If there’s one thing San Franciscans do not like it’s being tricked. In San Francisco there’s none of this fool me once shame on you fool me twice shame on me bullshit. Like Chuck Norris, a San Franciscan only gets fooled once before they are forced to write an unfavorable Yelp! review.

But Starbucks doesn’t do anthropological research, and so they are attempting to fool San Franciscans twice by once again choosing the Starbucks at the corner of Mariposa and Bryant as the location to try out their new not-Starbucks Starbucks, which is a Starbucks, except that it looks like a coffee shop that might not be a Starbucks, but is one. Some San Franciscans may think this sounds familiar and that’s because it is. In 1999 the same location was used for the launch of Circadia, a Starbucks concept which revolved around purple couches and an incomprehensible name that had something do with sleep cycles.

At the new new not-Starbucks Starbucks the concept is redecoration, and the environment. There’s a table that was made entirely from a reclaimed tree that the people at Starbucks found somewhere, and you suddenly get the image of all these baristas running around the Presidio in the dark looking for a fallen eucalyptus.

At least this information finally puts to rest the question of whether a tree falling in the forest makes a sound. The answer is yes, but it’s a sound that only Starbucks baristas can hear. At Starbucks, the only prerequisite for reclaiming something is that it has to have fallen down, and now every San Franciscan should know not to get drunk around a Starbucks employee.

In fact, pretty much everything in the new Starbucks is reclaimed. Even the idea of making the new Starbucks look more like a coffee shop that is not Starbucks has been reclaimed from the independent coffee shops that Starbucks drove out of business. Some people say that monopolies are bad, but do those people even realize how many earths Starbucks has saved by reclaiming other people’s ideas?

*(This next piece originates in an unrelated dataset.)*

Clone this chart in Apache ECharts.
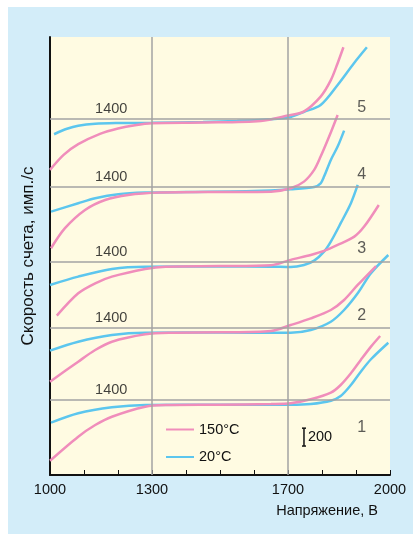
<!DOCTYPE html>
<html>
<head>
<meta charset="utf-8">
<script src="https://cdn.jsdelivr.net/npm/echarts@6/dist/echarts.min.js"></script>
<style>
  html, body { margin: 0; padding: 0; background: #fff; }
  #bg { position: absolute; left: 8px; top: 7px; width: 405px; height: 527px; background: #d3edf9; }
  #main { position: absolute; left: 0; top: 0; width: 413px; height: 534px; }
</style>
</head>
<body>
<div id="bg"></div>
<div id="main"></div>
<script>
// напряжение (В) -> скорость счета (имп./с), кривые 1..5
var hot1 = [[1000,713],[1083,982],[1133,1112],[1182,1205],[1280,1317],[1340,1336],[1500,1340],[1650,1347],[1708,1355],[1767,1400],[1826,1474],[1855,1560],[1885,1691],[1914,1840],[1944,1989],[1971,2108]];
var cold1 = [[1003,1138],[1083,1243],[1182,1310],[1280,1336],[1500,1338],[1708,1338],[1767,1347],[1826,1384],[1855,1437],[1885,1560],[1914,1709],[1944,1848],[1995,2033]];
var hot2 = [[1000,796],[1083,1020],[1133,1150],[1182,1243],[1280,1326],[1350,1344],[1500,1348],[1650,1363],[1708,1430],[1767,1504],[1826,1598],[1865,1710],[1905,1878],[1959,2090]];
var cold2 = [[1000,1143],[1083,1243],[1182,1318],[1280,1344],[1500,1345],[1708,1344],[1767,1374],[1826,1467],[1865,1598],[1905,1785],[1944,2009],[1995,2213]];
var hot3 = [[1020,796],[1083,1046],[1133,1158],[1182,1232],[1280,1318],[1340,1344],[1500,1350],[1650,1360],[1708,1420],[1767,1475],[1806,1520],[1846,1587],[1895,1680],[1924,1792],[1967,2034]];
var cold3 = [[1000,1139],[1083,1232],[1182,1318],[1280,1344],[1500,1345],[1650,1344],[1708,1340],[1747,1363],[1777,1411],[1806,1512],[1826,1624],[1855,1830],[1885,2054],[1905,2258]];
var hot4 = [[1003,711],[1044,935],[1103,1139],[1162,1251],[1230,1307],[1324,1333],[1500,1340],[1650,1344],[1708,1382],[1747,1456],[1777,1587],[1796,1736],[1821,1960],[1846,2202]];
var cold4 = [[1003,1120],[1083,1214],[1133,1270],[1201,1315],[1280,1333],[1400,1340],[1600,1350],[1708,1371],[1777,1395],[1796,1437],[1806,1512],[1826,1699],[1846,1848],[1865,2027]];
var hot5 = [[1000,822],[1040,990],[1083,1110],[1147,1225],[1200,1285],[1250,1322],[1300,1344],[1450,1352],[1620,1370],[1700,1430],[1746,1474],[1796,1642],[1826,1826],[1846,2016],[1863,2194]];
var cold5 = [[1012,1221],[1050,1282],[1083,1316],[1133,1338],[1200,1346],[1300,1350],[1450,1358],[1550,1370],[1650,1389],[1708,1415],[1746,1470],[1796,1549],[1846,1773],[1894,2016],[1932,2194]];

var hotCurves = [hot1, hot2, hot3, hot4, hot5];
var coldCurves = [cold1, cold2, cold3, cold4, cold5];
// сдвиг каждой кривой по вертикали
var offsets = [-553, 248, 987, 1826, 2591];
var refLevel = 1400;
var curveNames = ['1', '2', '3', '4', '5'];
var curveNameY = [526, 1779, 2529, 3357, 4107];
var curveNameX = 1917;
var refLabelX = 1180;
var xLabels = [1000, 1300, 1700, 2000];
var xGrid = [1300, 1700];
// масштабная метка
var barVolt = 1747, barBase = 324, barSize = 200;

var FONT = "'Liberation Sans', Arial, sans-serif";
var PINK = '#f08dbb';
var BLUE = '#5cc6ee';

var chart = echarts.init(document.getElementById('main'));

var series = [];
series.push({
  type: 'line',
  data: [],
  z: 1,
  silent: true,
  markLine: {
    silent: true,
    symbol: 'none',
    label: { show: false },
    lineStyle: { color: '#a3a3a3', width: 1.5, type: 'solid' },
    data: offsets.map(function (o) { return { yAxis: o + refLevel }; })
      .concat(xGrid.map(function (v) { return { xAxis: v }; }))
  }
});
coldCurves.forEach(function (c, i) {
  series.push({
    name: '20°C',
    type: 'line',
    z: 3,
    symbol: 'none',
    smooth: 0.3,
    lineStyle: { color: BLUE, width: 2.5 },
    itemStyle: { color: BLUE },
    data: c.map(function (p) { return [p[0], p[1] + offsets[i]]; })
  });
});
hotCurves.forEach(function (c, i) {
  series.push({
    name: '150°C',
    type: 'line',
    z: 4,
    symbol: 'none',
    smooth: 0.3,
    lineStyle: { color: PINK, width: 2.5 },
    itemStyle: { color: PINK },
    data: c.map(function (p) { return [p[0], p[1] + offsets[i]]; })
  });
});
series.push({
  type: 'scatter',
  symbolSize: 0,
  z: 5,
  silent: true,
  label: {
    show: true, position: 'top', distance: 2,
    formatter: String(refLevel),
    fontSize: 14.5, fontFamily: FONT, color: '#111'
  },
  data: offsets.map(function (o) { return [refLabelX, o + refLevel]; })
});
series.push({
  type: 'scatter',
  symbolSize: 0,
  z: 5,
  silent: true,
  label: {
    show: true, position: 'inside',
    formatter: function (p) { return p.value[2]; },
    fontSize: 16, fontFamily: FONT, color: '#333'
  },
  data: curveNames.map(function (n, k) { return [curveNameX, curveNameY[k], n]; })
});
series.push({
  type: 'custom',
  z: 5,
  silent: true,
  renderItem: function (params, api) {
    var top = api.coord([api.value(0), api.value(1) + api.value(2)]);
    var bot = api.coord([api.value(0), api.value(1)]);
    var st = { stroke: '#111', lineWidth: 1.5 };
    return {
      type: 'group',
      children: [
        { type: 'line', shape: { x1: top[0], y1: top[1], x2: bot[0], y2: bot[1] }, style: st },
        { type: 'line', shape: { x1: top[0] - 2, y1: top[1], x2: top[0] + 2, y2: top[1] }, style: st },
        { type: 'line', shape: { x1: bot[0] - 2, y1: bot[1], x2: bot[0] + 2, y2: bot[1] }, style: st },
        { type: 'text', style: {
            text: String(api.value(2)), x: top[0] + 4, y: (top[1] + bot[1]) / 2,
            verticalAlign: 'middle', fontSize: 14.5, fontFamily: FONT, fill: '#111' } }
      ]
    };
  },
  data: [[barVolt, barBase, barSize]]
});

var option = {
  animation: false,
  grid: {
    left: 50, top: 37, width: 340, height: 438,
    show: true, backgroundColor: '#fffbe2', borderWidth: 0
  },
  legend: {
    data: ['150°C', '20°C'],
    orient: 'vertical',
    left: 165, top: 422,
    padding: 0,
    itemWidth: 28, itemHeight: 14, itemGap: 12.5,
    itemStyle: { opacity: 0 },
    textStyle: { fontSize: 14.5, fontFamily: FONT, color: '#111' }
  },
  xAxis: {
    type: 'value',
    min: 1000, max: 2000, interval: 100,
    name: 'Напряжение, В',
    nameLocation: 'end',
    nameGap: -12,
    nameTextStyle: { fontSize: 14.5, fontFamily: FONT, color: '#111', align: 'right', verticalAlign: 'top', padding: [28, 0, 0, 0] },
    axisLine: { show: true, lineStyle: { color: '#111', width: 2 } },
    axisTick: { show: true, inside: true, length: 5, lineStyle: { color: '#111', width: 1 } },
    axisLabel: {
      margin: 7, fontSize: 14.5, fontFamily: FONT, color: '#111',
      formatter: function (v) { return xLabels.indexOf(v) >= 0 ? v : ''; }
    },
    splitLine: { show: false }
  },
  yAxis: {
    type: 'value',
    min: 0, max: 4900,
    name: 'Скорость счета, имп./с',
    nameLocation: 'middle',
    nameGap: 13,
    nameTextStyle: { fontSize: 17, fontFamily: FONT, color: '#111' },
    axisLine: { show: true, lineStyle: { color: '#111', width: 2 } },
    axisTick: { show: false },
    axisLabel: { show: false },
    splitLine: { show: false }
  },
  series: series
};
chart.setOption(option);
</script>
</body>
</html>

One important step in the reclaiming process is to get rid of all the stuff you already have. This may seem like a waste, but a lot of things aren’t what they seem, and you won’t find out why until you get to heaven. This is why the new Starbucks had to throw out all of the nice soft couches that were not made out of reclaimed squirrels and trees and replace them with hard metal chairs that are made from the bicycles that Starbucks employees “reclaim” on the side.